German Bionic touts a device that helps "extend healthy working lives." The promise cuts both ways. It can mean that a fifty-five-year-old handler stays independent and free of pain; it can also mean keeping bodies longer in jobs one might otherwise have tried to automate or make less grueling.

Then there is the question of access. These exoskeletons are not bought off a shelf: they are leased to the company, by subscription, software updates included. So it is the employer, not the worker, who holds the tool, sets its parameters, and owns the data. The worker straps on an autonomy that is not theirs, and that can be taken back by ending a contract.

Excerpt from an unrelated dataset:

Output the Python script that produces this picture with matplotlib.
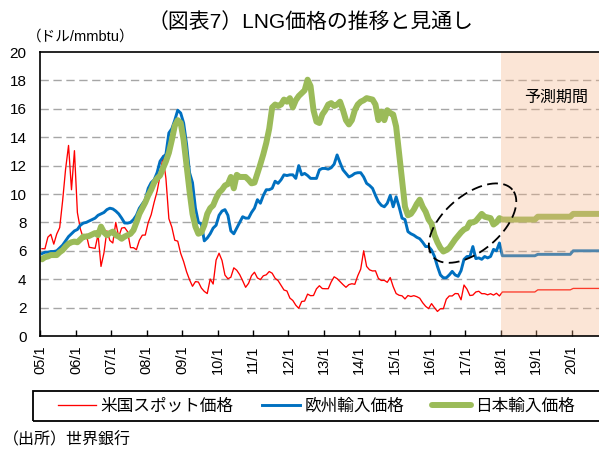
import numpy as np
import matplotlib
matplotlib.use("Agg")
import matplotlib.pyplot as plt
from matplotlib.patches import Rectangle

plt.rcParams['font.family'] = ['Liberation Sans', 'Noto Sans CJK JP', 'DejaVu Sans']

# ---- data (monthly, 2005/1 - 2017/12) ----
start_year = 2005
us_spot = [
    6.15, 6.14, 6.96, 7.16, 6.47, 7.18, 7.63, 9.53, 11.75, 13.42, 10.30, 13.05,
    8.69, 7.54, 6.89, 7.16, 6.25, 6.21, 6.17, 7.14, 4.90, 5.85, 7.41, 6.73,
    6.55, 8.00, 6.98, 7.60, 7.64, 7.35, 6.22, 6.22, 6.08, 6.74, 7.10, 7.11,
    7.99, 8.54, 9.41, 10.18, 11.27, 12.69, 11.09, 8.26, 7.67, 6.74, 6.68, 5.82,
    5.24, 4.52, 3.96, 3.50, 3.83, 3.80, 3.38, 3.14, 2.99, 4.01, 3.66, 5.35,
    5.83, 5.32, 4.29, 4.03, 4.14, 4.80, 4.63, 4.32, 3.89, 3.43, 3.71, 4.25,
    4.49, 4.09, 3.97, 4.24, 4.31, 4.54, 4.42, 4.06, 3.90, 3.57, 3.24, 3.17,
    2.67, 2.50, 2.17, 1.95, 2.43, 2.46, 2.95, 2.84, 2.85, 3.32, 3.54, 3.34,
    3.33, 3.33, 3.81, 4.17, 4.04, 3.83, 3.62, 3.43, 3.62, 3.68, 3.64, 4.24,
    4.71, 6.00, 4.90, 4.66, 4.58, 4.59, 4.05, 3.91, 3.92, 3.78, 4.12, 3.48,
    2.99, 2.87, 2.83, 2.61, 2.85, 2.78, 2.84, 2.77, 2.66, 2.34, 2.09, 1.93,
    2.28, 1.99, 1.73, 1.92, 1.92, 2.59, 2.82, 2.82, 2.99, 2.98, 2.55, 3.59,
    3.30, 2.85, 2.88, 3.10, 3.15, 2.98, 2.98, 2.90, 2.98, 2.88, 3.01, 2.82,
]
europe = [
    5.8, 5.9, 5.9, 5.95, 5.95, 6.0, 6.2, 6.4, 6.7, 7.0, 7.2, 7.4,
    7.5, 7.8, 7.95, 8.0, 8.1, 8.2, 8.3, 8.5, 8.6, 8.7, 8.9, 9.0,
    8.95, 8.8, 8.6, 8.3, 7.96, 7.95, 8.0, 8.2, 8.5, 9.0, 9.3, 9.6,
    10.4, 10.8, 11.0, 11.5, 12.3, 12.6, 12.8, 14.3, 14.6, 15.2, 15.9, 15.7,
    15.0, 13.5, 11.5, 10.8, 9.0, 8.0, 7.9, 6.7, 6.9, 7.2, 7.6, 7.8,
    8.5, 8.8, 8.9, 8.5, 7.4, 7.2, 7.6, 8.0, 8.4, 8.3, 8.3, 8.7,
    9.0, 9.6, 9.35, 9.9, 10.3, 10.3, 10.4, 10.9, 10.75, 11.0, 11.35, 11.3,
    11.35, 11.35, 11.1, 12.0, 11.35, 11.45, 11.3, 11.1, 11.1, 11.1, 11.7, 11.8,
    11.8, 11.75, 11.85, 12.1, 12.75, 12.2, 11.7, 11.45, 11.2, 11.3, 11.45, 11.5,
    11.5, 11.2, 10.75, 10.6, 10.4, 9.9, 9.45, 9.2, 9.1, 9.35, 9.9, 9.1,
    9.8, 9.1, 8.3, 8.2, 7.35, 7.2, 7.1, 6.95, 6.85, 6.6, 6.3, 6.3,
    6.05, 5.6, 4.9, 4.3, 4.1, 4.1, 4.3, 4.55, 4.3, 4.2, 4.6, 5.4,
    5.6, 5.6, 6.3, 5.45, 5.5, 5.4, 5.6, 5.5, 5.6, 6.1, 6.0, 6.55,
]
japan = [
    5.4, 5.55, 5.6, 5.7, 5.7, 5.7, 5.9, 6.05, 6.3, 6.5, 6.6, 6.65,
    6.6, 6.8, 7.0, 7.0, 7.05, 7.15, 7.25, 7.1, 7.7, 7.3, 7.1, 7.25,
    7.35, 7.1, 7.0, 6.85, 7.0, 7.1, 7.2, 7.45, 8.0, 8.6, 9.0, 9.4,
    9.9, 10.3, 10.8, 11.1, 11.3, 11.8, 12.3, 12.9, 13.8, 14.8, 15.2, 15.0,
    13.8, 12.0, 10.2, 8.6, 7.7, 7.2, 7.3, 7.8, 8.6, 9.0, 9.2, 9.7,
    10.1, 10.3, 10.6, 10.7, 11.2, 10.4, 11.35, 11.2, 11.2, 11.2, 11.0, 10.75,
    10.8, 11.45, 12.1, 12.8, 13.6, 14.6, 16.1, 16.3, 16.2, 16.3, 16.65, 16.5,
    16.75, 16.1, 16.6, 16.9, 17.1, 17.3, 18.05, 17.6, 15.9, 15.1, 15.0, 15.6,
    15.9, 16.3, 16.4, 16.2, 16.3, 16.5, 15.9, 15.2, 14.9, 15.2, 15.9, 16.3,
    16.5, 16.6, 16.75, 16.7, 16.65, 16.3, 15.2, 15.8, 15.2, 15.9, 15.7, 15.6,
    14.75, 12.9, 11.0, 9.1, 8.5, 8.6, 8.9, 9.3, 9.6, 9.1, 8.75, 8.2,
    7.9, 7.1, 6.6, 6.2, 5.95, 6.05, 6.2, 6.5, 6.8, 7.05, 7.3, 7.5,
    7.6, 8.0, 8.0, 8.1, 8.35, 8.6, 8.4, 8.35, 8.3, 7.85, 8.0, 8.3,
]
# ---- forecast (annual) ----
fc_years = [2018, 2019, 2020]
us_fc = [3.1, 3.25, 3.35]
eu_fc = [5.65, 5.75, 6.0]
jp_fc = [8.2, 8.4, 8.6]

labels = ['米国スポット価格', '欧州輸入価格', '日本輸入価格']
tick_years = list(range(2005, 2021))

n = len(us_spot)
hist_x = start_year + (np.arange(n) + 0.5) / 12.0
fc_x = np.array([[y + 0.5 / 12, y + 11.5 / 12] for y in fc_years]).ravel()


def full(hist, fc):
    return np.concatenate([hist, np.repeat(fc, 2)])


x_all = np.concatenate([hist_x, fc_x])

fig = plt.figure(figsize=(5.99, 4.5), dpi=100)
ax = fig.add_axes([40.5 / 599, 1 - 336 / 450, 1 - 40.5 / 599, (336 - 52) / 450])

l1, = ax.plot(x_all, full(us_spot, us_fc), color='#FF0000', lw=0.95, zorder=3)
l2, = ax.plot(x_all, full(europe, eu_fc), color='#0070C0', lw=2.1, zorder=3)
l3, = ax.plot(x_all, full(japan, jp_fc), color='#9BBB59', lw=4.3, zorder=4,
              solid_capstyle='round', solid_joinstyle='round')

ax.set_xlim(2005.0, 2020.77)
ax.set_ylim(0, 20)
ax.set_yticks(range(0, 21, 2))
for v in range(2, 20, 2):
    ax.axhline(v, color='#A6A6A6', lw=1.0, ls=(0, (6, 3.3)), zorder=1)

ax.axvspan(2018.0, 2021.0, color='#F4B183', alpha=0.33, lw=0, zorder=5)
ax.text(2019.55, 16.8, '予測期間', fontsize=11.5, ha='center', va='center', zorder=7)

ax.set_xticks(tick_years)
ax.set_xticklabels([f"{y % 100:02d}/1" for y in tick_years], rotation=90, fontsize=10.5)
ax.tick_params(axis='x', direction='in', length=4, width=1, pad=7)
ax.tick_params(axis='y', length=0, pad=10, labelsize=11)

for s in ['left', 'bottom', 'top']:
    ax.spines[s].set_linewidth(1.2)
    ax.spines[s].set_zorder(10)
ax.spines['right'].set_visible(False)

# dashed ellipse (annotation) drawn in pixel space around 2016-2017
ell_center = (2017.2, 7.95)
cx, cy = ax.transData.transform(ell_center)
t = np.linspace(0, 2 * np.pi, 300)
a, b, ang = 52, 28, np.deg2rad(40)
px = cx + a * np.cos(t) * np.cos(ang) - b * np.sin(t) * np.sin(ang)
py = cy + a * np.cos(t) * np.sin(ang) + b * np.sin(t) * np.cos(ang)
ed = ax.transData.inverted().transform(np.column_stack([px, py]))
ax.plot(ed[:, 0], ed[:, 1], color='black', lw=1.3, ls=(0, (6, 3)), zorder=6, clip_on=False)

fig.text(311 / 599, 1 - 22 / 450, '（図表7）LNG価格の推移と見通し', fontsize=15,
         ha='center', va='center')
fig.text(27 / 599, 1 - 37 / 450, '（ドル/mmbtu）', fontsize=10.5, ha='left', va='center')
fig.text(3 / 599, 1 - 440 / 450, '（出所）世界銀行', fontsize=11.5, ha='left', va='center')

# legend frame (extends past the right edge as in the reference)
fig.patches.append(Rectangle((33 / 599, 1 - 421 / 450), 600 / 599, 30 / 450,
                             fill=False, ec='black', lw=1.3, transform=fig.transFigure))
leg = fig.legend([l1, l2, l3], labels, loc='center left',
                 bbox_to_anchor=(58 / 599, 1 - 406 / 450),
                 ncol=3, frameon=False, fontsize=12, handlelength=2.3,
                 handletextpad=0.25, columnspacing=1.7, borderaxespad=0, borderpad=0)

fig.savefig('out.png', dpi=100)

And there is dependence. Does a back used to assistance still manage as well without it? What becomes of the body's own strength when the machine does half the work? The studies are not yet there to settle it, but the question holds for the exoskeleton as for any tool that slides between us and effort.

Exia is neither a trap nor a miracle. It is a trade: a few kilos off the vertebrae, in exchange for a body that talks nonstop to a server. For the picker who once finished the day bent double, the deal may well be worth it. What matters is that they know what they are giving up, and that they keep, somewhere, a hand on what the machine says about them.